> WRITTEN TASK
Leave out the pictures, then reproduce the rest of the material exactly.

> PROVIDED DATA

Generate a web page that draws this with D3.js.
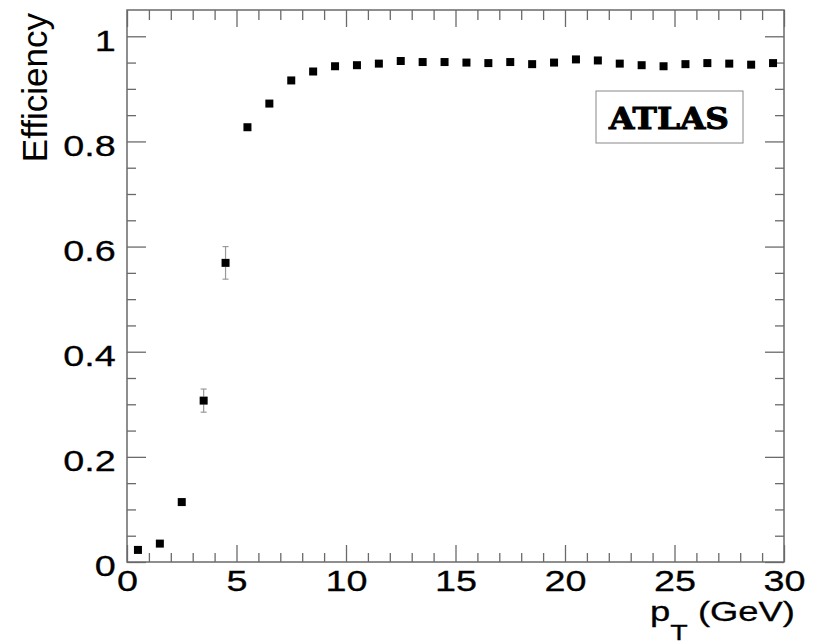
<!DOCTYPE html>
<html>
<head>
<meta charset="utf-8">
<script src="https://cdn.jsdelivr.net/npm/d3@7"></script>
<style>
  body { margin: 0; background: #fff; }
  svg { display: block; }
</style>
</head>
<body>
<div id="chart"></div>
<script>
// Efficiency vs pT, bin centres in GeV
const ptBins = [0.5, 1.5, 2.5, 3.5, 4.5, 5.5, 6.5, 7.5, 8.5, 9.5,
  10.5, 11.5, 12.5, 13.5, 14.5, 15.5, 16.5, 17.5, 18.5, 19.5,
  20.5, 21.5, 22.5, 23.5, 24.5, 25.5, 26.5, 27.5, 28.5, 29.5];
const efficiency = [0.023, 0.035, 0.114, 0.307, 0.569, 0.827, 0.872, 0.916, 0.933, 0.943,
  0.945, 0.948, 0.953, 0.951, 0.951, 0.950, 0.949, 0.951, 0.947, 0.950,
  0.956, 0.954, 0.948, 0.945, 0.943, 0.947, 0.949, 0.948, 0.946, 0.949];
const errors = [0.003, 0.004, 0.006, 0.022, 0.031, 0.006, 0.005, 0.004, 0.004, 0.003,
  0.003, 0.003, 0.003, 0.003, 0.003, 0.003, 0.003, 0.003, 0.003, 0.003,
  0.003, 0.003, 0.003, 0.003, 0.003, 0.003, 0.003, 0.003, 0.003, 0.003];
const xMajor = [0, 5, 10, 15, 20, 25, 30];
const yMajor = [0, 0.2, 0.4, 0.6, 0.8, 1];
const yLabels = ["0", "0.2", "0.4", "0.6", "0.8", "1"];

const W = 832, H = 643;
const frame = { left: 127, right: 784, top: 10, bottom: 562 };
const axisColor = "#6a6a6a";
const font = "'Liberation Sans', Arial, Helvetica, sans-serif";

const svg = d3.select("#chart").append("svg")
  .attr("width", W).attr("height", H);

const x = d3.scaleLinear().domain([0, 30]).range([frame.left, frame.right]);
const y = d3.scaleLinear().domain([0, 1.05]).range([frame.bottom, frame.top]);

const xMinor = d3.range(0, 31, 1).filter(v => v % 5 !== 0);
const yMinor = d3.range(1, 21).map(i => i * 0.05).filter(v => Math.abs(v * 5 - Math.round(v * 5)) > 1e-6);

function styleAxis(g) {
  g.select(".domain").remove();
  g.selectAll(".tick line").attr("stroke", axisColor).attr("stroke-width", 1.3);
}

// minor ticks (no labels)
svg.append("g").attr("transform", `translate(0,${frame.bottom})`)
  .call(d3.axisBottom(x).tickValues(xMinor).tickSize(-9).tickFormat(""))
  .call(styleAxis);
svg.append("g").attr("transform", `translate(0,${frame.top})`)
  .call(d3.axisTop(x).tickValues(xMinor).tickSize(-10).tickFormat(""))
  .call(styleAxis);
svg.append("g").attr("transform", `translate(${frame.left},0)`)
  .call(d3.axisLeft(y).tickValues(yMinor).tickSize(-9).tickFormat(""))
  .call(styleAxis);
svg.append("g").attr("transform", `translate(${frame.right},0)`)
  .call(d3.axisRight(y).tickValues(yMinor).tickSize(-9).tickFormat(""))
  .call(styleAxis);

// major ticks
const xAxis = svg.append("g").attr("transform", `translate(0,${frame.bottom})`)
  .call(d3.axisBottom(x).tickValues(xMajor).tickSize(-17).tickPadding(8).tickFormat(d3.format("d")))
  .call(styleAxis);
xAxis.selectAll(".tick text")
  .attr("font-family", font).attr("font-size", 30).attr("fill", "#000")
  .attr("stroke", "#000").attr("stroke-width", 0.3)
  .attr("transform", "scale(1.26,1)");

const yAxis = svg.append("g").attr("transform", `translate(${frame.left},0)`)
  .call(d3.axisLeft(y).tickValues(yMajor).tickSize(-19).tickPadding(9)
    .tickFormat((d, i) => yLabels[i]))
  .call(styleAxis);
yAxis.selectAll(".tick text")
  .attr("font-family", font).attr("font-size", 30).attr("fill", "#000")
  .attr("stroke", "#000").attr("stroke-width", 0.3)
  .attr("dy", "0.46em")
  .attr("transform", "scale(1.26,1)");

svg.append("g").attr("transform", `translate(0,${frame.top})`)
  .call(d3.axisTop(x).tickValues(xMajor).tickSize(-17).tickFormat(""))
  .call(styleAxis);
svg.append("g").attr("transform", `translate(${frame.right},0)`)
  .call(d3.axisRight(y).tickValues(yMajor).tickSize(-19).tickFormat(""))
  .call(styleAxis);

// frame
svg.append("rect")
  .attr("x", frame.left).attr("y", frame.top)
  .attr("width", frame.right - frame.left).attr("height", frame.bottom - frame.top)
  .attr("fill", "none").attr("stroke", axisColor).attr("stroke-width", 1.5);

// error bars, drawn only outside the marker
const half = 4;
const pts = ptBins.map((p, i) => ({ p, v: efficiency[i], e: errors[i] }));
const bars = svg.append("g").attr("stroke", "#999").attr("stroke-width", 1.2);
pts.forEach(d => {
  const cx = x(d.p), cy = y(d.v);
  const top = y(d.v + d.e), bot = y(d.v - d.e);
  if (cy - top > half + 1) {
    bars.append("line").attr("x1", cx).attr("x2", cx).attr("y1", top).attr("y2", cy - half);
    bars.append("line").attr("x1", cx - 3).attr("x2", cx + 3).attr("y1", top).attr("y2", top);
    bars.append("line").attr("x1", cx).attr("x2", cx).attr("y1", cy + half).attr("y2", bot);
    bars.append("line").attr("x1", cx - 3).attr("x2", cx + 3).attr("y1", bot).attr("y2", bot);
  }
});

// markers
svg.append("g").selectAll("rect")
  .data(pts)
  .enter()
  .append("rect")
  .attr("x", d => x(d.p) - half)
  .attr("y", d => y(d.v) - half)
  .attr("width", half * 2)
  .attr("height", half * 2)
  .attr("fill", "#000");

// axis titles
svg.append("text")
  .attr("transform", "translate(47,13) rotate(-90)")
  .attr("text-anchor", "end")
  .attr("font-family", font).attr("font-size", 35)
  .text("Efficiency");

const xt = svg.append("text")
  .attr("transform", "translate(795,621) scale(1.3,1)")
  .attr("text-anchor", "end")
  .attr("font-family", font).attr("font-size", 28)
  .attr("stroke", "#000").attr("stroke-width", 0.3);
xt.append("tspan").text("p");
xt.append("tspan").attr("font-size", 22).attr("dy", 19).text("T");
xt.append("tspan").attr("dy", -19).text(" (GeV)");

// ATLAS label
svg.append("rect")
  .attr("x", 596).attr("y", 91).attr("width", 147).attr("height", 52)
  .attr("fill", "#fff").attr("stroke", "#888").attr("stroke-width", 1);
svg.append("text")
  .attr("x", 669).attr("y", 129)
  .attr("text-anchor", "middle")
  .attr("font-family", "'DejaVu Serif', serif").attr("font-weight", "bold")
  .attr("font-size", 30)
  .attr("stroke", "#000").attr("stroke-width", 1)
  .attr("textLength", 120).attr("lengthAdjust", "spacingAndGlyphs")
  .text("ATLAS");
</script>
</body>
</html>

> EXPECTED OUTPUT
Generate a web page that draws this with D3.js.
<!DOCTYPE html>
<html>
<head>
<meta charset="utf-8">
<script src="https://cdn.jsdelivr.net/npm/d3@7"></script>
<style>
  body { margin: 0; background: #fff; }
  svg { display: block; }
</style>
</head>
<body>
<div id="chart"></div>
<script>
// Efficiency vs pT, bin centres in GeV
const ptBins = [0.5, 1.5, 2.5, 3.5, 4.5, 5.5, 6.5, 7.5, 8.5, 9.5,
  10.5, 11.5, 12.5, 13.5, 14.5, 15.5, 16.5, 17.5, 18.5, 19.5,
  20.5, 21.5, 22.5, 23.5, 24.5, 25.5, 26.5, 27.5, 28.5, 29.5];
const efficiency = [0.023, 0.035, 0.114, 0.307, 0.569, 0.827, 0.872, 0.916, 0.933, 0.943,
  0.945, 0.948, 0.953, 0.951, 0.951, 0.950, 0.949, 0.951, 0.947, 0.950,
  0.956, 0.954, 0.948, 0.945, 0.943, 0.947, 0.949, 0.948, 0.946, 0.949];
const errors = [0.003, 0.004, 0.006, 0.022, 0.031, 0.006, 0.005, 0.004, 0.004, 0.003,
  0.003, 0.003, 0.003, 0.003, 0.003, 0.003, 0.003, 0.003, 0.003, 0.003,
  0.003, 0.003, 0.003, 0.003, 0.003, 0.003, 0.003, 0.003, 0.003, 0.003];
const xMajor = [0, 5, 10, 15, 20, 25, 30];
const yMajor = [0, 0.2, 0.4, 0.6, 0.8, 1];
const yLabels = ["0", "0.2", "0.4", "0.6", "0.8", "1"];

const W = 832, H = 643;
const frame = { left: 127, right: 784, top: 10, bottom: 562 };
const axisColor = "#6a6a6a";
const font = "'Liberation Sans', Arial, Helvetica, sans-serif";

const svg = d3.select("#chart").append("svg")
  .attr("width", W).attr("height", H);

const x = d3.scaleLinear().domain([0, 30]).range([frame.left, frame.right]);
const y = d3.scaleLinear().domain([0, 1.05]).range([frame.bottom, frame.top]);

const xMinor = d3.range(0, 31, 1).filter(v => v % 5 !== 0);
const yMinor = d3.range(1, 21).map(i => i * 0.05).filter(v => Math.abs(v * 5 - Math.round(v * 5)) > 1e-6);

function styleAxis(g) {
  g.select(".domain").remove();
  g.selectAll(".tick line").attr("stroke", axisColor).attr("stroke-width", 1.3);
}

// minor ticks (no labels)
svg.append("g").attr("transform", `translate(0,${frame.bottom})`)
  .call(d3.axisBottom(x).tickValues(xMinor).tickSize(-9).tickFormat(""))
  .call(styleAxis);
svg.append("g").attr("transform", `translate(0,${frame.top})`)
  .call(d3.axisTop(x).tickValues(xMinor).tickSize(-10).tickFormat(""))
  .call(styleAxis);
svg.append("g").attr("transform", `translate(${frame.left},0)`)
  .call(d3.axisLeft(y).tickValues(yMinor).tickSize(-9).tickFormat(""))
  .call(styleAxis);
svg.append("g").attr("transform", `translate(${frame.right},0)`)
  .call(d3.axisRight(y).tickValues(yMinor).tickSize(-9).tickFormat(""))
  .call(styleAxis);

// major ticks
const xAxis = svg.append("g").attr("transform", `translate(0,${frame.bottom})`)
  .call(d3.axisBottom(x).tickValues(xMajor).tickSize(-17).tickPadding(8).tickFormat(d3.format("d")))
  .call(styleAxis);
xAxis.selectAll(".tick text")
  .attr("font-family", font).attr("font-size", 30).attr("fill", "#000")
  .attr("stroke", "#000").attr("stroke-width", 0.3)
  .attr("transform", "scale(1.26,1)");

const yAxis = svg.append("g").attr("transform", `translate(${frame.left},0)`)
  .call(d3.axisLeft(y).tickValues(yMajor).tickSize(-19).tickPadding(9)
    .tickFormat((d, i) => yLabels[i]))
  .call(styleAxis);
yAxis.selectAll(".tick text")
  .attr("font-family", font).attr("font-size", 30).attr("fill", "#000")
  .attr("stroke", "#000").attr("stroke-width", 0.3)
  .attr("dy", "0.46em")
  .attr("transform", "scale(1.26,1)");

svg.append("g").attr("transform", `translate(0,${frame.top})`)
  .call(d3.axisTop(x).tickValues(xMajor).tickSize(-17).tickFormat(""))
  .call(styleAxis);
svg.append("g").attr("transform", `translate(${frame.right},0)`)
  .call(d3.axisRight(y).tickValues(yMajor).tickSize(-19).tickFormat(""))
  .call(styleAxis);

// frame
svg.append("rect")
  .attr("x", frame.left).attr("y", frame.top)
  .attr("width", frame.right - frame.left).attr("height", frame.bottom - frame.top)
  .attr("fill", "none").attr("stroke", axisColor).attr("stroke-width", 1.5);

// error bars, drawn only outside the marker
const half = 4;
const pts = ptBins.map((p, i) => ({ p, v: efficiency[i], e: errors[i] }));
const bars = svg.append("g").attr("stroke", "#999").attr("stroke-width", 1.2);
pts.forEach(d => {
  const cx = x(d.p), cy = y(d.v);
  const top = y(d.v + d.e), bot = y(d.v - d.e);
  if (cy - top > half + 1) {
    bars.append("line").attr("x1", cx).attr("x2", cx).attr("y1", top).attr("y2", cy - half);
    bars.append("line").attr("x1", cx - 3).attr("x2", cx + 3).attr("y1", top).attr("y2", top);
    bars.append("line").attr("x1", cx).attr("x2", cx).attr("y1", cy + half).attr("y2", bot);
    bars.append("line").attr("x1", cx - 3).attr("x2", cx + 3).attr("y1", bot).attr("y2", bot);
  }
});

// markers
svg.append("g").selectAll("rect")
  .data(pts)
  .enter()
  .append("rect")
  .attr("x", d => x(d.p) - half)
  .attr("y", d => y(d.v) - half)
  .attr("width", half * 2)
  .attr("height", half * 2)
  .attr("fill", "#000");

// axis titles
svg.append("text")
  .attr("transform", "translate(47,13) rotate(-90)")
  .attr("text-anchor", "end")
  .attr("font-family", font).attr("font-size", 35)
  .text("Efficiency");

const xt = svg.append("text")
  .attr("transform", "translate(795,621) scale(1.3,1)")
  .attr("text-anchor", "end")
  .attr("font-family", font).attr("font-size", 28)
  .attr("stroke", "#000").attr("stroke-width", 0.3);
xt.append("tspan").text("p");
xt.append("tspan").attr("font-size", 22).attr("dy", 19).text("T");
xt.append("tspan").attr("dy", -19).text(" (GeV)");

// ATLAS label
svg.append("rect")
  .attr("x", 596).attr("y", 91).attr("width", 147).attr("height", 52)
  .attr("fill", "#fff").attr("stroke", "#888").attr("stroke-width", 1);
svg.append("text")
  .attr("x", 669).attr("y", 129)
  .attr("text-anchor", "middle")
  .attr("font-family", "'DejaVu Serif', serif").attr("font-weight", "bold")
  .attr("font-size", 30)
  .attr("stroke", "#000").attr("stroke-width", 1)
  .attr("textLength", 120).attr("lengthAdjust", "spacingAndGlyphs")
  .text("ATLAS");
</script>
</body>
</html>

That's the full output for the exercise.